Система знания есть необходимо или простой фокус, игра мысли (Вы знаете, что ничто не было более чуждо суровому уму этого философа), или она должна обрести реальность, не с помощью теоретической, но с помощью практической, не с помощью познающей, но с помощью продуктивной, реализирующей способности, не через знание, а через действие.
«Но ведь, скажут, в том именно и заключается отличительная черта догматизма, что он занимается простой игрой мысли». Я прекрасно знаю, что таково именно общее мнение всех тех, кто до сих пор продолжает догматизировать на Кантовский счет. Но простая игра мысли никогда не дает системы. – «Этого-то именно мы и хотим, не должно быть никакой системы догматизма: единственная возможная система – это система критицизма». Что касается меня, то я полагаю, что система догматизма существует не менее, чем система критицизма. Я даже думаю, что сам критицизм дает разрешение загадки, почему обе эти системы должны необходимо существовать рядом друг с другом, почему даже, пока существуют конечные существа, должны также существовать две, прямо противоположные друг другу системы, почему, наконец, ни один человек не может убедиться в истинности какой-нибудь системы иначе, как практически, т. е. непосредственной реализацией в себе самом одной из обеих систем.
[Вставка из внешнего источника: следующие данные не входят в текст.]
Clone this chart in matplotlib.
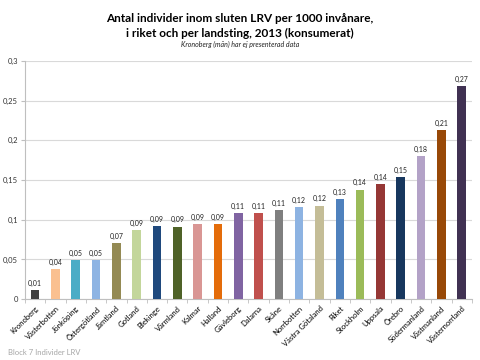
import matplotlib
matplotlib.use("Agg")
import matplotlib.pyplot as plt
import numpy as np

# data
regions = ["Kronoberg", "Västerbotten", "Jönköping", "Östergötland", "Jämtland",
           "Gotland", "Blekinge", "Värmland", "Kalmar", "Halland", "Gävleborg",
           "Dalarna", "Skåne", "Norrbotten", "Västra Götaland", "Riket",
           "Stockholm", "Uppsala", "Örebro", "Södermanland", "Västmanland",
           "Västernorrland"]
values = [0.011, 0.038, 0.0496, 0.0496, 0.071, 0.087, 0.092, 0.0914, 0.094,
          0.094, 0.108, 0.108, 0.112, 0.116, 0.1177, 0.126, 0.138, 0.1447,
          0.154, 0.1796, 0.2124, 0.268]
colors = ["#404040", "#FAC090", "#4BACC6", "#8EB4E3", "#948A54", "#C3D69B",
          "#1F497D", "#4F6228", "#D99694", "#E46C0A", "#8064A2", "#C0504D",
          "#7F7F7F", "#8DB3E2", "#C4BD97", "#4F81BD", "#9BBB59", "#953735",
          "#17375E", "#B3A2C7", "#984807", "#403152"]
yticks = [0, 0.05, 0.1, 0.15, 0.2, 0.25, 0.3]

plt.rcParams['font.family'] = ['Lato', 'DejaVu Sans']

fig = plt.figure(figsize=(4.8, 3.6), dpi=100)
ax = fig.add_axes([0.052, 0.169, 0.931, 0.662])

x = np.arange(len(regions))
ax.bar(x, values, width=0.42, color=colors, zorder=3)

for xi, v in zip(x, values):
    ax.text(xi, v + 0.004, f"{v:.2f}".replace(".", ","), ha="center",
            va="bottom", fontsize=5, color="#222222")

ax.set_xlim(-0.5, len(regions) - 0.5)
ax.set_ylim(0, 0.3)
ax.set_yticks(yticks)
ax.set_yticklabels([f"{t:g}".replace(".", ",") for t in yticks], fontsize=5.5,
                   color="#333333")
ax.yaxis.grid(True, color="#D9D9D9", linewidth=0.8, zorder=0)

ax.set_xticks(x)
ax.set_xticklabels(regions, rotation=45, ha="right", rotation_mode="anchor",
                   fontsize=5.5)
ax.tick_params(axis="x", which="major", length=0, pad=4)
ax.set_xticks(np.arange(-0.5, len(regions)), minor=True)
ax.tick_params(axis="x", which="minor", length=3, color="#BFBFBF")
ax.tick_params(axis="y", length=3, color="#BFBFBF", pad=2)

for side in ["top", "right"]:
    ax.spines[side].set_visible(False)
for side in ["left", "bottom"]:
    ax.spines[side].set_color("#BFBFBF")

fig.text(0.5, 0.928, "Antal individer inom sluten LRV per 1000 invånare,\n"
         "i riket och per landsting, 2013 (konsumerat)", ha="center",
         va="center", fontsize=8.5, fontweight="bold", linespacing=1.4)
fig.text(0.5, 0.876, "Kronoberg (män) har ej presenterad data", ha="center",
         va="center", fontsize=5, style="italic", color="#222222")
fig.text(0.017, 0.02, "Block 7 Individer LRV", ha="left", va="center",
         fontsize=5.5, color="#A6A6A6")

fig.savefig("out.png", dpi=100)
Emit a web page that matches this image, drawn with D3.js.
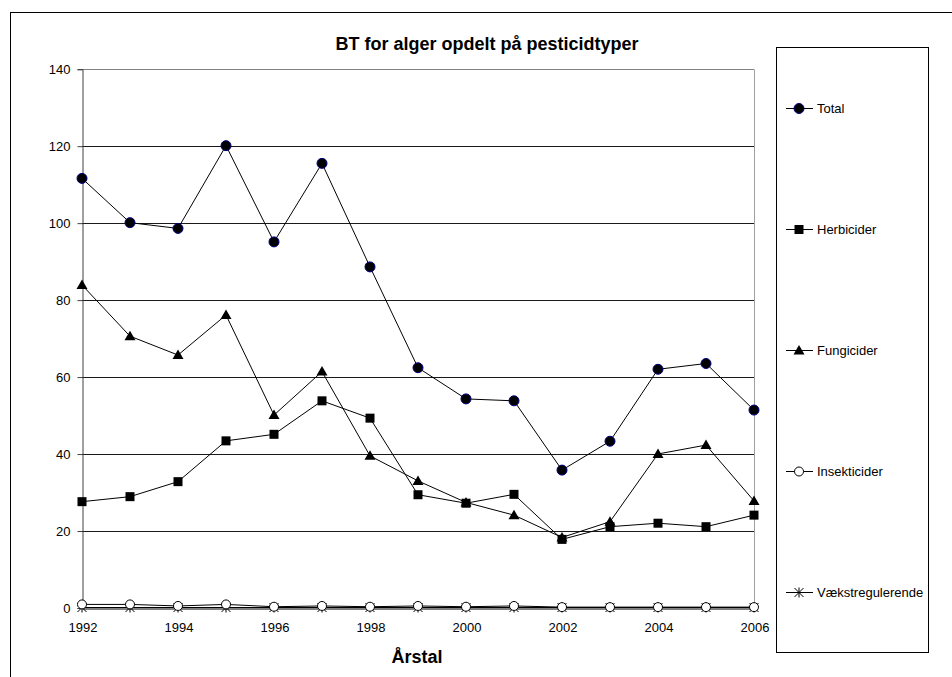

Этим, я думаю, объясняется также, почему для ума, освободившего себя самого и обязанного своей философией только самому себе, не может быть ничего несноснее деспотизма узких голов, не терпящих подле себя никакой другой системы. Ничто более не возмущает философский ум, как утверждение, что отныне вся философия должна двигаться в рамках какой-нибудь определенной системы. Для него нет более возвышающего зрелища, чем бесконечный простор расстилающегося впереди знания. Вся величественность его науки состоит именно в том, что она никогда не может стать законченной, завершенной. И то мгновение, когда он сам поверил бы в завершенность своей системы, он показался бы себе несносным. В то самое мгновение он перестал бы быть творцом и опустился бы до уровня орудия своего творения 29. – Сколь несноснее еще должна быть для него эта мысль, если она внушается ему другим?